Tharsis Sulphur Coy. v. M'Elroy[23]:

A contract for the construction of large iron buildings for a lump sum contained a clause that no alterations or additions should be made without a written order from the employer's engineer, and no allegation from the contractors or knowledge of, or acquiesence in, such alterations or additions on the part of the employers, their engineers or inspectors should be accepted or available as equivalent to the certificate of the engineer, or as in any way superseding the necessity of such certificate as the sole warrant for such alterations and additions during the execution of the contract; the contractors alleged it was impossible to cast certain iron trough girders of a specified weight, and subsequently they were allowed to erect girders of a much heavier weight, and the actual weights were entered in the engineers certificate issued from time to time authorizing interim payments. On the completion of the work the contractors claimed a considerable amount in excess of the contract price for the extra weight of metal required. Held:—That the engineer's certificates were not written orders, and the claim was therefore excluded by the terms of the contract.

STRONG, J., was of opinion that the judgment of the Exchequer Court should be affirmed, and delivered a written judgment to that effect.

FOURNIER, J., adhered to the judgment delivered by him in the Court below.

HENRY, J.:—

This action was brought by the suppliant by petition to recover payment for extra work alleged to have been

[Page 594]

done by him, in connection with two contracts entered into by him for the erection, in the first place, of a wharf at Richmond, Nova Scotia, and secondly, for a trellis work thereon for the shipment of coal. He was paid the contract prices for both, and also for some extra work done by him, for which he gave a receipt in full.

One defence set up is that the receipt in question is a discharge in full of all claims and demands, and it would be, if the amount stated in it was received and accepted as the full amount then due the suppliant or claimed by him. The receipt is in these words:

Received from the Intercolonial Railway, in full of all amounts against the Government for works under contractas follows: Richmond deep water wharf, works for storage of coal, work for bracing wharf, re-building two stone cribs, the sum of nine thousand six hundred and eighty one dollars, this 30th day of April, 1875.

(Signed,)                    William D. O'Brien.

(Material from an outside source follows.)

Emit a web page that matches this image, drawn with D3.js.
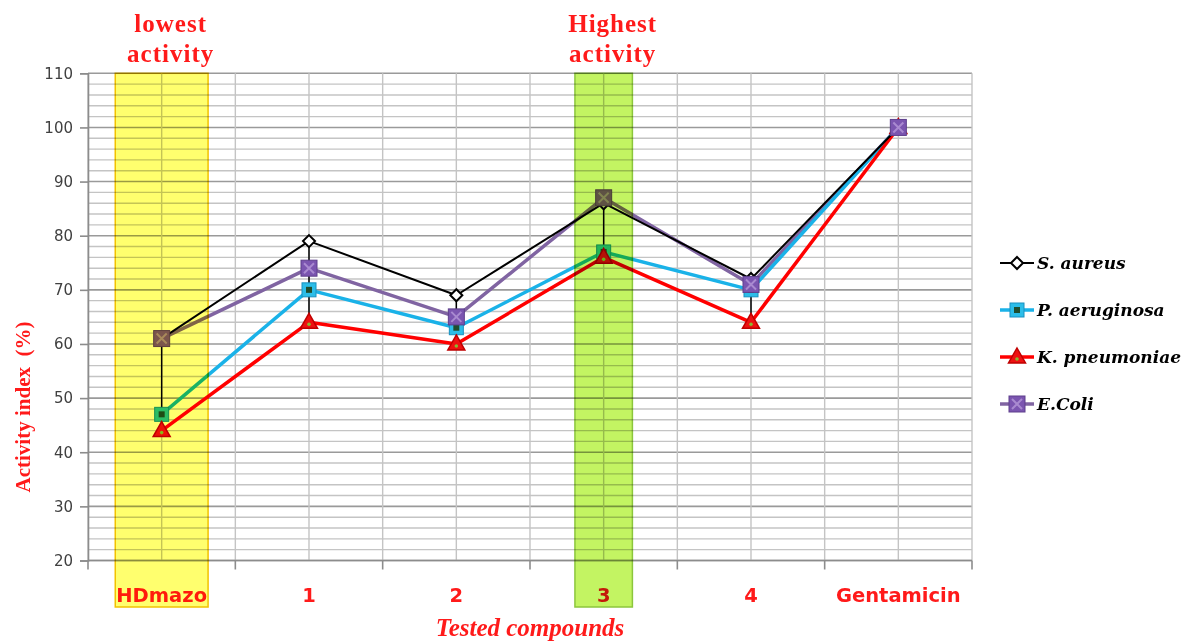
<!DOCTYPE html>
<html>
<head>
<meta charset="utf-8">
<script src="https://cdn.jsdelivr.net/npm/d3@7"></script>
<style>
  html, body { margin: 0; padding: 0; background: #fff; }
  svg { display: block; }
</style>
</head>
<body>
<svg id="chart" width="1184" height="641"></svg>
<script>
const categories = ["HDmazo", "1", "2", "3", "4", "Gentamicin"];
const seriesNames = ["S. aureus", "P. aeruginosa", "K. pneumoniae", "E.Coli"];
const sAureus = [61, 79, 69, 86, 72, 100];
const pAeruginosa = [47, 70, 63, 77, 70, 100];
const kPneumoniae = [44, 64, 60, 76, 64, 100];
const eColi = [61, 74, 65, 87, 71, 100];
const yTicks = [20, 30, 40, 50, 60, 70, 80, 90, 100, 110];
const highlightLow = "HDmazo";
const highlightHigh = "3";
const lowText = ["lowest", "activity"];
const highText = ["Highest", "activity"];

const svg = d3.select("#chart");
const L = 88, R = 972, T = 73.3, B = 560.5;

const x = d3.scalePoint().domain(categories).range([L, R]).padding(0.5);
const step = x.step();
const y = d3.scaleLinear().domain([20, 110]).range([B, T]);

// Grid
const g = svg.append("g");
const minor = d3.range(20, 111, 2);
g.selectAll("line.hminor").data(minor).enter().append("line")
  .attr("x1", L).attr("x2", R)
  .attr("y1", d => y(d)).attr("y2", d => y(d))
  .attr("stroke", d => d % 10 === 0 ? "#9a9a9a" : "#c4c4c4")
  .attr("stroke-width", d => d % 10 === 0 ? 1.6 : 1.4);
const vlines = [];
categories.forEach((c, i) => { vlines.push(L + i * step); vlines.push(x(c)); });
vlines.push(R);
g.selectAll("line.v").data(vlines).enter().append("line")
  .attr("x1", d => d).attr("x2", d => d)
  .attr("y1", T).attr("y2", B)
  .attr("stroke", "#c4c4c4").attr("stroke-width", 1.4);

// Axes
const yAxis = d3.axisLeft(y).tickValues(yTicks).tickSize(8).tickPadding(7);
const ya = svg.append("g").attr("transform", `translate(${L},0)`).call(yAxis);
ya.select(".domain").attr("stroke", "#8c8c8c").attr("stroke-width", 1.6);
ya.selectAll(".tick line").attr("stroke", "#8c8c8c").attr("stroke-width", 1.6);
ya.selectAll(".tick text").attr("font-family", "DejaVu Sans, Verdana, sans-serif")
  .attr("font-size", 15).attr("fill", "#404040");

const xb = svg.append("g");
xb.append("line").attr("x1", L).attr("x2", R).attr("y1", B).attr("y2", B)
  .attr("stroke", "#8c8c8c").attr("stroke-width", 1.6);
const bounds = d3.range(categories.length + 1).map(i => L + i * step);
xb.selectAll("line.t").data(bounds).enter().append("line")
  .attr("x1", d => d).attr("x2", d => d).attr("y1", B).attr("y2", B + 9)
  .attr("stroke", "#8c8c8c").attr("stroke-width", 1.6);
xb.selectAll("text.c").data(categories).enter().append("text")
  .attr("x", d => x(d)).attr("y", 602)
  .attr("text-anchor", "middle")
  .attr("font-family", "DejaVu Sans, Verdana, sans-serif")
  .attr("font-weight", "bold").attr("font-size", 19.5)
  .attr("fill", "#ff1a1a").text(d => d);

// Axis titles
svg.append("text").attr("x", 530).attr("y", 636).attr("text-anchor", "middle")
  .attr("font-family", "Liberation Serif, DejaVu Serif, serif")
  .attr("font-style", "italic").attr("font-weight", "bold").attr("font-size", 25)
  .attr("fill", "#ff1a1a").text("Tested compounds");
svg.append("text").attr("transform", "translate(30,407) rotate(-90)")
  .attr("text-anchor", "middle")
  .attr("font-family", "Liberation Serif, DejaVu Serif, serif")
  .attr("font-weight", "bold").attr("font-size", 21)
  .attr("fill", "#ff1a1a").text("Activity index \u00a0(%)");

// Annotations
function annot(lines, cx) {
  svg.selectAll(null).data(lines).enter().append("text")
    .attr("x", cx).attr("y", (d, i) => 32 + i * 30)
    .attr("text-anchor", "middle")
    .attr("font-family", "Liberation Serif, DejaVu Serif, serif")
    .attr("font-weight", "bold").attr("font-size", 25)
    .attr("letter-spacing", 1)
    .attr("fill", "#ff1a1a").text(d => d);
}
annot(lowText, x(highlightLow) + 9);
annot(highText, x(highlightHigh) + 9);

// Series
const series = [
  { name: seriesNames[0], values: sAureus, color: "#000000", width: 2, marker: "diamond" },
  { name: seriesNames[1], values: pAeruginosa, color: "#1ab2e8", width: 3.5, marker: "squareC" },
  { name: seriesNames[2], values: kPneumoniae, color: "#ff0000", width: 3.5, marker: "triangle" },
  { name: seriesNames[3], values: eColi, color: "#8064a2", width: 3.5, marker: "squareX" }
];

const line = d3.line().x((d, i) => x(categories[i])).y(d => y(d));
const lineOrder = [3, 1, 2, 0];
lineOrder.forEach(k => {
  const s = series[k];
  svg.append("path").datum(s.values).attr("d", line)
    .attr("fill", "none").attr("stroke", s.color).attr("stroke-width", s.width)
    .attr("stroke-linejoin", "round");
});

function drawMarker(sel, type, cx, cy) {
  const m = sel.append("g").attr("transform", `translate(${cx},${cy})`);
  if (type === "diamond") {
    m.append("path").attr("d", "M0,-6L6,0L0,6L-6,0Z")
      .attr("fill", "#fff").attr("stroke", "#000").attr("stroke-width", 2);
  } else if (type === "squareC") {
    m.append("rect").attr("x", -7).attr("y", -7).attr("width", 14).attr("height", 14)
      .attr("fill", "#2cbde8").attr("stroke", "#1890c0").attr("stroke-width", 1);
    m.append("rect").attr("x", -3).attr("y", -3).attr("width", 6).attr("height", 6)
      .attr("fill", "#1f4d2e");
  } else if (type === "triangle") {
    m.append("path").attr("d", "M0,-9L8.5,6L-8.5,6Z")
      .attr("fill", "#ee1111").attr("stroke", "#c00000").attr("stroke-width", 1.5);
    m.append("circle").attr("cx", 0).attr("cy", 2).attr("r", 1.8).attr("fill", "#8ab830");
  } else if (type === "squareX") {
    m.append("rect").attr("x", -8).attr("y", -8).attr("width", 16).attr("height", 16)
      .attr("fill", "#7b55b0").attr("stroke", "#5e3f8c").attr("stroke-width", 1);
    m.append("path").attr("d", "M-5,-5L5,5M5,-5L-5,5")
      .attr("stroke", "#a98ad0").attr("stroke-width", 2);
  }
}

// high-low lines
categories.forEach((c, i) => {
  const vals = series.map(s => s.values[i]);
  svg.append("line").attr("x1", x(c)).attr("x2", x(c))
    .attr("y1", y(d3.max(vals))).attr("y2", y(d3.min(vals)))
    .attr("stroke", "#000").attr("stroke-width", 1.5);
});

series.forEach(s => {
  s.values.forEach((v, i) => drawMarker(svg, s.marker, x(categories[i]), y(v)));
});

// Highlight bands (multiply)
function band(cat, w, fill, stroke) {
  svg.append("rect")
    .attr("x", x(cat) - w / 2).attr("y", T)
    .attr("width", w).attr("height", 607 - T)
    .attr("fill", fill).attr("stroke", stroke).attr("stroke-width", 1.5)
    .style("mix-blend-mode", "multiply");
}
band(highlightLow, step * 0.63, "#ffff6e", "#f2c200");
band(highlightHigh, step * 0.39, "#c3f462", "#8cc63c");

// Legend
const lg = svg.append("g");
series.forEach((s, i) => {
  const yy = 263 + i * 47;
  lg.append("line").attr("x1", 1000).attr("x2", 1034).attr("y1", yy).attr("y2", yy)
    .attr("stroke", s.color).attr("stroke-width", s.width);
  drawMarker(lg, s.marker, 1017, yy);
  lg.append("text").attr("x", 1037).attr("y", yy + 6)
    .attr("font-family", "DejaVu Serif, Liberation Serif, serif")
    .attr("font-style", "italic").attr("font-weight", "bold").attr("font-size", 17)
    .attr("fill", "#000").text(s.name);
});
</script>
</body>
</html>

Preceding this receipt on the same sheet is a full statement of the items for which the suppliant was paid, shewing the amount stated in the receipt as the balance then due him for but four items which do not in any way include or refer to any of the items which form his present demand. The receipt or discharge is for other works than those in question in this suit, and, therefore, inapplicable to those latter items, and no release for them, and the issue raised by the sixth plea that the sum of $9,681 "Was received and accepted by him in full satisfaction and discharge of all demands against Her Majesty in respect of the said works," is not proved, and must, therefore, in my opinion, be adjudged in favor of the suppliant.

The seventh clause of the contract provides for changes or alterations either in the position or details of the work, but no change or alteration whatever was to be made and no extra work whatever to be done; "Without the written authority of the engineer in charge given prior to the execution of such work."

[Page 595]

The contractor, according to the terms of that clause, could only recover for such changes or alterations or extra work as had been so ordered in writing. He would not be bound to make any changes or alterations, or do any extra work, unless ordered in writing.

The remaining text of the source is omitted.